=== GOAL ===
Each line of the listing must be transcribed exactly, except for the images, which should be excluded.

=== DATA BLOCK ===

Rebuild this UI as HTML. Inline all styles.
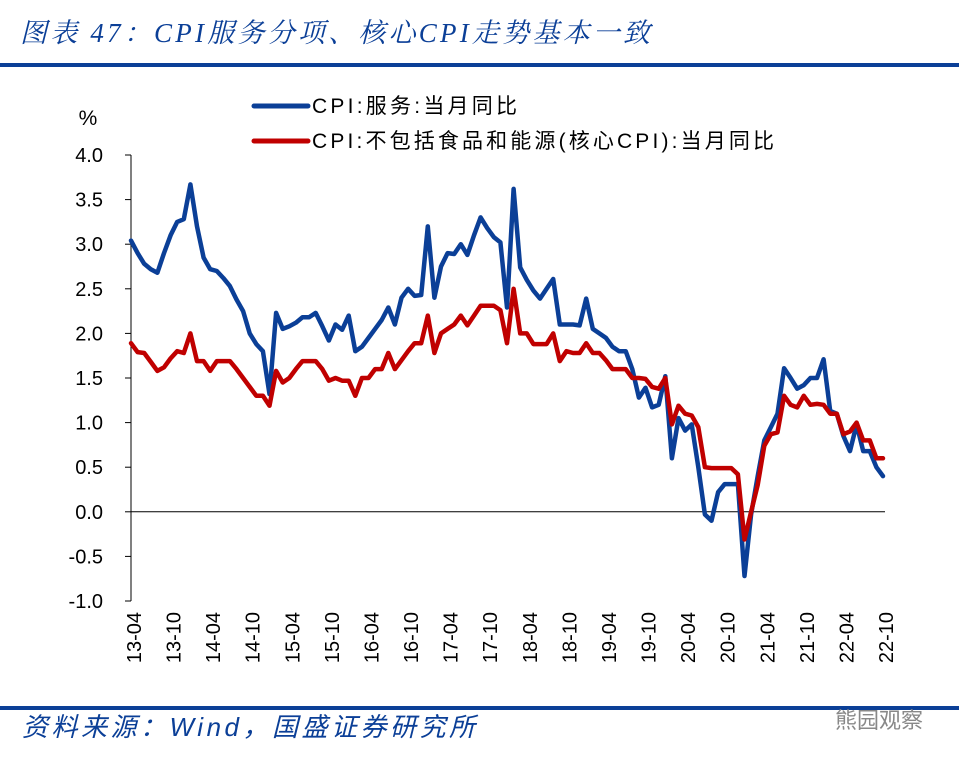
<!DOCTYPE html>
<html><head><meta charset="utf-8">
<style>
body{margin:0;background:#fff;width:959px;height:759px;overflow:hidden;font-family:"Liberation Sans","Noto Sans CJK SC",sans-serif;}
</style></head><body>
<svg id="chart" width="959" height="759" xmlns="http://www.w3.org/2000/svg">
<text x="20" y="42" font-size="27" font-style="italic" fill="#0b3f97" textLength="630" lengthAdjust="spacing" font-family="Liberation Serif,Noto Serif CJK SC,serif">图表 47：CPI服务分项、核心CPI走势基本一致</text>
<rect x="0" y="63" width="959" height="4" fill="#0b3f97"/>
<rect x="0" y="706" width="959" height="4" fill="#0b3f97"/>
<text x="22" y="736" font-size="26" font-style="italic" fill="#0b3f97" textLength="453" lengthAdjust="spacing" font-family="Liberation Sans,Noto Sans CJK SC,sans-serif">资料来源：Wind，国盛证券研究所</text>
<text x="835" y="728" font-size="22" fill="#888" font-family="Liberation Sans,Noto Sans CJK SC,sans-serif">熊园观察</text>
<text x="88" y="125" font-size="21" text-anchor="middle" fill="#000">%</text>
<line x1="131" y1="155" x2="131" y2="601" stroke="#000" stroke-width="1"/>
<g id="yaxis"></g><g id="xaxis"></g><g id="series"></g>
<g>
<line x1="254" y1="106" x2="308" y2="106" stroke="#0b3f97" stroke-width="5" stroke-linecap="round"/>
<text x="312" y="113" font-size="21" fill="#000" textLength="205" lengthAdjust="spacing">CPI:服务:当月同比</text>
<line x1="254" y1="141" x2="308" y2="141" stroke="#c00000" stroke-width="5" stroke-linecap="round"/>
<text x="312" y="148" font-size="21" fill="#000" textLength="462" lengthAdjust="spacing">CPI:不包括食品和能源(核心CPI):当月同比</text>
</g>
</svg>
<script>
const xLabels=["13-04","13-10","14-04","14-10","15-04","15-10","16-04","16-10","17-04","17-10","18-04","18-10","19-04","19-10","20-04","20-10","21-04","21-10","22-04","22-10"];
const yTicks=[4.0,3.5,3.0,2.5,2.0,1.5,1.0,0.5,0.0,-0.5,-1.0];
const servicesCPI=[3.04,2.9,2.78,2.72,2.68,2.9,3.1,3.25,3.28,3.67,3.2,2.85,2.72,2.7,2.62,2.53,2.38,2.25,2.0,1.88,1.8,1.32,2.23,2.05,2.08,2.12,2.18,2.18,2.23,2.08,1.92,2.1,2.04,2.2,1.8,1.85,1.95,2.05,2.15,2.29,2.1,2.4,2.5,2.42,2.43,3.2,2.4,2.75,2.9,2.89,3.0,2.88,3.1,3.3,3.18,3.08,3.02,2.29,3.62,2.74,2.6,2.48,2.39,2.5,2.61,2.1,2.1,2.1,2.09,2.39,2.05,2.0,1.95,1.85,1.8,1.8,1.6,1.28,1.39,1.17,1.2,1.52,0.6,1.05,0.91,0.98,0.5,-0.03,-0.1,0.22,0.31,0.31,0.31,-0.72,-0.03,0.4,0.8,0.95,1.1,1.61,1.5,1.38,1.42,1.5,1.5,1.71,1.13,1.1,0.85,0.68,0.98,0.68,0.68,0.5,0.4];
const coreCPI=[1.89,1.79,1.78,1.68,1.58,1.62,1.72,1.8,1.78,2.0,1.69,1.69,1.58,1.69,1.69,1.69,1.6,1.5,1.4,1.3,1.3,1.19,1.58,1.45,1.5,1.6,1.69,1.69,1.69,1.6,1.47,1.5,1.47,1.47,1.3,1.5,1.5,1.6,1.6,1.78,1.6,1.7,1.8,1.89,1.89,2.2,1.78,2.0,2.05,2.1,2.2,2.09,2.2,2.31,2.31,2.31,2.26,1.89,2.5,2.0,2.0,1.88,1.88,1.88,2.0,1.69,1.8,1.78,1.78,1.89,1.78,1.78,1.7,1.6,1.6,1.6,1.5,1.5,1.49,1.4,1.38,1.5,0.98,1.19,1.1,1.08,0.95,0.5,0.49,0.49,0.49,0.49,0.42,-0.31,0.0,0.3,0.74,0.87,0.89,1.3,1.2,1.17,1.3,1.2,1.21,1.2,1.1,1.1,0.87,0.9,1.0,0.8,0.8,0.6,0.6];

const NS="http://www.w3.org/2000/svg";
const X0=131,X1=883,Y4=155,Ym1=601;
const N=servicesCPI.length;
function xScale(i){return X0+i*(X1-X0)/(N-1);}
function yScale(v){return Y4+(4.0-v)*(Ym1-Y4)/5.0;}
function mk(tag,attrs,parent){const e=document.createElementNS(NS,tag);for(const k in attrs)e.setAttribute(k,attrs[k]);parent.appendChild(e);return e;}

const ya=document.getElementById('yaxis');
yTicks.forEach(v=>{
  const y=yScale(v);
  const t=mk('line',{x1:125,x2:131,y1:y,y2:y,stroke:'#000','stroke-width':1},ya);
  
  
  const l=mk('text',{x:103,y:y+7,'font-size':20,'text-anchor':'end',fill:'#000'},ya);
  
  
  l.textContent=v.toFixed(1);
});
const z=mk('line',{x1:X0,x2:885,y1:yScale(0),y2:yScale(0),stroke:'#000','stroke-width':1},ya);



const xa=document.getElementById('xaxis');
xLabels.forEach((s,k)=>{
  const x=xScale(k*6)+3;
  const t=mk('text',{transform:`translate(${x+7},612) rotate(-90)`,'font-size':20,'text-anchor':'end',fill:'#000'},xa);
  
  
  t.textContent=s;
});

const sg=document.getElementById('series');
function draw(arr,color,name){
  const pts=arr.map((v,i)=>xScale(i).toFixed(1)+','+yScale(v).toFixed(1)).join(' ');
  const p=mk('polyline',{points:pts,fill:'none',stroke:color,'stroke-width':4.5,'stroke-linejoin':'round','stroke-linecap':'round'},sg);
  
  
}
draw(servicesCPI,'#0b3f97','services-cpi-line');
draw(coreCPI,'#c00000','core-cpi-line');
</script>
</body></html>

=== RESULT OF THE TASK ===
Rebuild this UI as HTML. Inline all styles.
<!DOCTYPE html>
<html><head><meta charset="utf-8">
<style>
body{margin:0;background:#fff;width:959px;height:759px;overflow:hidden;font-family:"Liberation Sans","Noto Sans CJK SC",sans-serif;}
</style></head><body>
<svg id="chart" width="959" height="759" xmlns="http://www.w3.org/2000/svg">
<text x="20" y="42" font-size="27" font-style="italic" fill="#0b3f97" textLength="630" lengthAdjust="spacing" font-family="Liberation Serif,Noto Serif CJK SC,serif">图表 47：CPI服务分项、核心CPI走势基本一致</text>
<rect x="0" y="63" width="959" height="4" fill="#0b3f97"/>
<rect x="0" y="706" width="959" height="4" fill="#0b3f97"/>
<text x="22" y="736" font-size="26" font-style="italic" fill="#0b3f97" textLength="453" lengthAdjust="spacing" font-family="Liberation Sans,Noto Sans CJK SC,sans-serif">资料来源：Wind，国盛证券研究所</text>
<text x="835" y="728" font-size="22" fill="#888" font-family="Liberation Sans,Noto Sans CJK SC,sans-serif">熊园观察</text>
<text x="88" y="125" font-size="21" text-anchor="middle" fill="#000">%</text>
<line x1="131" y1="155" x2="131" y2="601" stroke="#000" stroke-width="1"/>
<g id="yaxis"></g><g id="xaxis"></g><g id="series"></g>
<g>
<line x1="254" y1="106" x2="308" y2="106" stroke="#0b3f97" stroke-width="5" stroke-linecap="round"/>
<text x="312" y="113" font-size="21" fill="#000" textLength="205" lengthAdjust="spacing">CPI:服务:当月同比</text>
<line x1="254" y1="141" x2="308" y2="141" stroke="#c00000" stroke-width="5" stroke-linecap="round"/>
<text x="312" y="148" font-size="21" fill="#000" textLength="462" lengthAdjust="spacing">CPI:不包括食品和能源(核心CPI):当月同比</text>
</g>
</svg>
<script>
const xLabels=["13-04","13-10","14-04","14-10","15-04","15-10","16-04","16-10","17-04","17-10","18-04","18-10","19-04","19-10","20-04","20-10","21-04","21-10","22-04","22-10"];
const yTicks=[4.0,3.5,3.0,2.5,2.0,1.5,1.0,0.5,0.0,-0.5,-1.0];
const servicesCPI=[3.04,2.9,2.78,2.72,2.68,2.9,3.1,3.25,3.28,3.67,3.2,2.85,2.72,2.7,2.62,2.53,2.38,2.25,2.0,1.88,1.8,1.32,2.23,2.05,2.08,2.12,2.18,2.18,2.23,2.08,1.92,2.1,2.04,2.2,1.8,1.85,1.95,2.05,2.15,2.29,2.1,2.4,2.5,2.42,2.43,3.2,2.4,2.75,2.9,2.89,3.0,2.88,3.1,3.3,3.18,3.08,3.02,2.29,3.62,2.74,2.6,2.48,2.39,2.5,2.61,2.1,2.1,2.1,2.09,2.39,2.05,2.0,1.95,1.85,1.8,1.8,1.6,1.28,1.39,1.17,1.2,1.52,0.6,1.05,0.91,0.98,0.5,-0.03,-0.1,0.22,0.31,0.31,0.31,-0.72,-0.03,0.4,0.8,0.95,1.1,1.61,1.5,1.38,1.42,1.5,1.5,1.71,1.13,1.1,0.85,0.68,0.98,0.68,0.68,0.5,0.4];
const coreCPI=[1.89,1.79,1.78,1.68,1.58,1.62,1.72,1.8,1.78,2.0,1.69,1.69,1.58,1.69,1.69,1.69,1.6,1.5,1.4,1.3,1.3,1.19,1.58,1.45,1.5,1.6,1.69,1.69,1.69,1.6,1.47,1.5,1.47,1.47,1.3,1.5,1.5,1.6,1.6,1.78,1.6,1.7,1.8,1.89,1.89,2.2,1.78,2.0,2.05,2.1,2.2,2.09,2.2,2.31,2.31,2.31,2.26,1.89,2.5,2.0,2.0,1.88,1.88,1.88,2.0,1.69,1.8,1.78,1.78,1.89,1.78,1.78,1.7,1.6,1.6,1.6,1.5,1.5,1.49,1.4,1.38,1.5,0.98,1.19,1.1,1.08,0.95,0.5,0.49,0.49,0.49,0.49,0.42,-0.31,0.0,0.3,0.74,0.87,0.89,1.3,1.2,1.17,1.3,1.2,1.21,1.2,1.1,1.1,0.87,0.9,1.0,0.8,0.8,0.6,0.6];

const NS="http://www.w3.org/2000/svg";
const X0=131,X1=883,Y4=155,Ym1=601;
const N=servicesCPI.length;
function xScale(i){return X0+i*(X1-X0)/(N-1);}
function yScale(v){return Y4+(4.0-v)*(Ym1-Y4)/5.0;}
function mk(tag,attrs,parent){const e=document.createElementNS(NS,tag);for(const k in attrs)e.setAttribute(k,attrs[k]);parent.appendChild(e);return e;}

const ya=document.getElementById('yaxis');
yTicks.forEach(v=>{
  const y=yScale(v);
  const t=mk('line',{x1:125,x2:131,y1:y,y2:y,stroke:'#000','stroke-width':1},ya);
  
  
  const l=mk('text',{x:103,y:y+7,'font-size':20,'text-anchor':'end',fill:'#000'},ya);
  
  
  l.textContent=v.toFixed(1);
});
const z=mk('line',{x1:X0,x2:885,y1:yScale(0),y2:yScale(0),stroke:'#000','stroke-width':1},ya);



const xa=document.getElementById('xaxis');
xLabels.forEach((s,k)=>{
  const x=xScale(k*6)+3;
  const t=mk('text',{transform:`translate(${x+7},612) rotate(-90)`,'font-size':20,'text-anchor':'end',fill:'#000'},xa);
  
  
  t.textContent=s;
});

const sg=document.getElementById('series');
function draw(arr,color,name){
  const pts=arr.map((v,i)=>xScale(i).toFixed(1)+','+yScale(v).toFixed(1)).join(' ');
  const p=mk('polyline',{points:pts,fill:'none',stroke:color,'stroke-width':4.5,'stroke-linejoin':'round','stroke-linecap':'round'},sg);
  
  
}
draw(servicesCPI,'#0b3f97','services-cpi-line');
draw(coreCPI,'#c00000','core-cpi-line');
</script>
</body></html>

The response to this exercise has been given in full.